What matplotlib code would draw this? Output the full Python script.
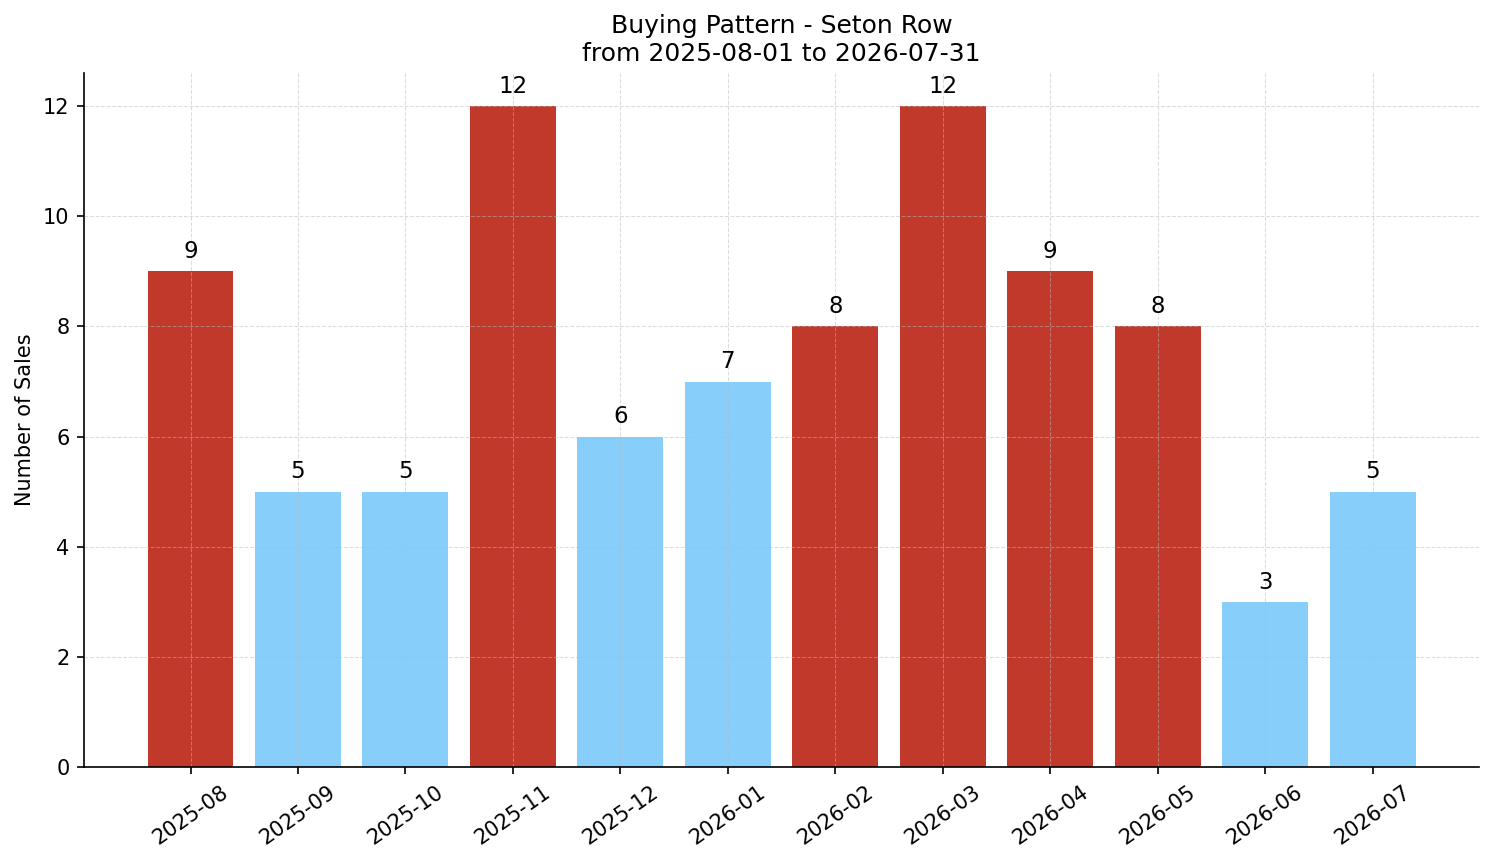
import matplotlib
matplotlib.use('Agg')
import matplotlib.pyplot as plt
import numpy as np

# Monthly sales counts
months = ['2025-08', '2025-09', '2025-10', '2025-11', '2025-12', '2026-01',
          '2026-02', '2026-03', '2026-04', '2026-05', '2026-06', '2026-07']
sales = [9, 5, 5, 12, 6, 7, 8, 12, 9, 8, 3, 5]

HIGH_COLOR = '#c0392b'
LOW_COLOR = '#87cefa'


def main():
  avg = np.mean(sales)
  colors = [HIGH_COLOR if s > avg else LOW_COLOR for s in sales]

  fig, ax = plt.subplots(figsize=(1494 / 150, 863 / 150), dpi=150)
  x = np.arange(len(months))
  bars = ax.bar(x, sales, color=colors, width=0.8)
  for b, s in zip(bars, sales):
    ax.annotate(str(s), (b.get_x() + b.get_width() / 2, b.get_height()),
                xytext=(0, 4), textcoords='offset points',
                ha='center', va='bottom', fontsize=11)

  ax.set_xticks(x)
  ax.set_xticklabels(months, rotation=35)
  ax.set_ylabel('Number of Sales', fontsize=10)
  ax.set_title('Buying Pattern - Seton Row\nfrom 2025-08-01 to 2026-07-31',
               fontsize=12)
  ax.grid(True, linestyle='--', linewidth=0.5, color='#bbbbbb', alpha=0.5)
  ax.spines['top'].set_visible(False)
  ax.spines['right'].set_visible(False)
  ax.tick_params(labelsize=10)

  fig.subplots_adjust(left=0.0563, right=0.990, top=0.9154, bottom=0.111)
  fig.savefig('out.png', dpi=150)
  plt.close(fig)


if __name__ == "__main__":
  main()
------------------------------------------------
Requirements:
With all pictures left out, please transcribe exactly the lines from the start of the material through the line with "colors = [HIGH_COLOR".

Answer below:
What matplotlib code would draw this? Output the full Python script.
import matplotlib
matplotlib.use('Agg')
import matplotlib.pyplot as plt
import numpy as np

# Monthly sales counts
months = ['2025-08', '2025-09', '2025-10', '2025-11', '2025-12', '2026-01',
          '2026-02', '2026-03', '2026-04', '2026-05', '2026-06', '2026-07']
sales = [9, 5, 5, 12, 6, 7, 8, 12, 9, 8, 3, 5]

HIGH_COLOR = '#c0392b'
LOW_COLOR = '#87cefa'


def main():
  avg = np.mean(sales)
  colors = [HIGH_COLOR if s > avg else LOW_COLOR for s in sales]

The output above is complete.